1. In August, there was a peak in patient visits for the year, with 1024 registered patients, indicating a possible seasonal trend or event-driven demand in healthcare services during this month. In contrast, January saw the lowest with 431 visits, suggesting varying healthcare utilization patterns throughout the year.

2. The distribution of patient visits between AM and PM is almost equal, with 4632 visits in the morning and 4584 in the afternoon, demonstrating a steady and balanced demand for healthcare services throughout the day.

3. A significant number of patients (5400) were not referred to any specific department, illustrating a significant volume of general or non-specialized healthcare needs. Among specialized referrals, General Practice and Orthopedics were the most frequented, pointing to prevalent general health and musculoskeletal issues among the patient population.

4. There is a slight female predominance in patient visits, with females making up 51% and males 49%, reflecting a marginally higher healthcare utilization by women in the observed patient population.

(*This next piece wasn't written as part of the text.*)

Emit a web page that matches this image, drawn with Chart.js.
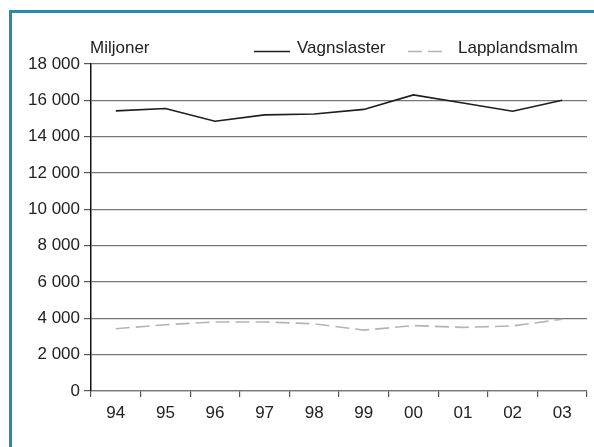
<!DOCTYPE html>
<html>
<head>
<meta charset="utf-8">
<script src="https://cdn.jsdelivr.net/npm/chart.js@4/dist/chart.umd.min.js"></script>
<style>
  html, body { margin: 0; padding: 0; background: #fff; }
  #wrap { position: relative; width: 594px; height: 447px; overflow: hidden; }
  #frame { position: absolute; left: 9px; top: 10px; right: 0; bottom: 0;
           border-top: 3px solid #2c8bab; border-left: 3px solid #2c8bab; }
  #myChart { position: absolute; left: 0; top: 0; }
</style>
</head>
<body>
<div id="wrap">
  <div id="frame"></div>
  <canvas id="myChart" width="594" height="447"></canvas>
</div>
<script>
const years = ['94', '95', '96', '97', '98', '99', '00', '01', '02', '03'];
const vagnslaster = [15420, 15550, 14850, 15200, 15250, 15500, 16300, 15850, 15400, 16000];
const lapplandsmalm = [3430, 3650, 3800, 3800, 3700, 3350, 3600, 3500, 3580, 3950];
const yTicks = [0, 2000, 4000, 6000, 8000, 10000, 12000, 14000, 16000, 18000];

const FONT = 'Liberation Sans, Arial, sans-serif';
const TEXT = '#222';

const fmt = (v) => String(v).replace(/\B(?=(\d{3})+(?!\d))/g, ' ');

// unit label and legend sit above the plot area
const headerPlugin = {
  id: 'header',
  afterDraw(chart) {
    const ctx = chart.ctx;
    const area = chart.chartArea;
    ctx.save();
    ctx.font = '17px ' + FONT;
    ctx.fillStyle = TEXT;
    ctx.textBaseline = 'alphabetic';
    ctx.textAlign = 'left';
    ctx.fillText('Miljoner', area.left - 1, 53);

    const y = 51.5;
    ctx.lineWidth = 1.6;
    // Vagnslaster
    ctx.strokeStyle = '#1e1e1e';
    ctx.setLineDash([]);
    ctx.beginPath();
    ctx.moveTo(254, y);
    ctx.lineTo(290, y);
    ctx.stroke();
    ctx.fillText(chart.data.datasets[0].label, 297, 53);
    // Lapplandsmalm
    ctx.strokeStyle = '#b4b4b4';
    ctx.setLineDash([14, 6]);
    ctx.beginPath();
    ctx.moveTo(408, y);
    ctx.lineTo(446, y);
    ctx.stroke();
    ctx.setLineDash([]);
    ctx.fillText(chart.data.datasets[1].label, 458, 53);
    ctx.restore();
  }
};

new Chart('myChart', {
  type: 'line',
  data: {
    labels: years,
    datasets: [
      {
        label: 'Vagnslaster',
        data: vagnslaster,
        borderColor: '#1e1e1e',
        borderWidth: 1.6,
        pointRadius: 0,
        tension: 0
      },
      {
        label: 'Lapplandsmalm',
        data: lapplandsmalm,
        borderColor: '#b4b4b4',
        borderWidth: 1.6,
        borderDash: [14, 6],
        pointRadius: 0,
        tension: 0
      }
    ]
  },
  options: {
    responsive: false,
    animation: false,
    layout: { padding: { top: 64, right: 7, left: 0, bottom: 0 } },
    plugins: {
      legend: { display: false },
      tooltip: { enabled: false }
    },
    scales: {
      x: {
        offset: true,
        grid: {
          offset: true,
          drawOnChartArea: false,
          drawTicks: true,
          tickLength: 6,
          tickColor: '#555',
          lineWidth: 1.2
        },
        border: { color: '#777', width: 1.2 },
        ticks: {
          color: TEXT,
          font: { family: FONT, size: 17 },
          padding: 6,
          maxRotation: 0
        },
        afterFit: (s) => { s.height = 56; }
      },
      y: {
        min: 0,
        max: 18000,
        afterBuildTicks: (s) => { s.ticks = yTicks.map((v) => ({ value: v })); },
        grid: {
          color: '#777',
          lineWidth: 1.2,
          tickLength: 7,
          tickColor: '#555'
        },
        border: { color: '#111', width: 1.5 },
        ticks: {
          color: TEXT,
          font: { family: FONT, size: 17 },
          padding: 4,
          callback: (v) => fmt(v)
        },
        afterFit: (s) => { s.width = 91; }
      }
    }
  },
  plugins: [headerPlugin]
});
</script>
</body>
</html>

5. The highest satisfaction scores are seen in the 21-30 age group, particularly among females, suggesting higher satisfaction with healthcare services in younger adults. Conversely, other age groups such as 31-40, 11-20, and those over 50 reported lower satisfaction, indicating potential areas for service improvement.

6. The over 50 age group had the highest number of visits, underscoring a greater healthcare requirement in this demographic. Conversely, the 0-10 age group had the fewest visits, highlighting lower healthcare engagement or need among younger children.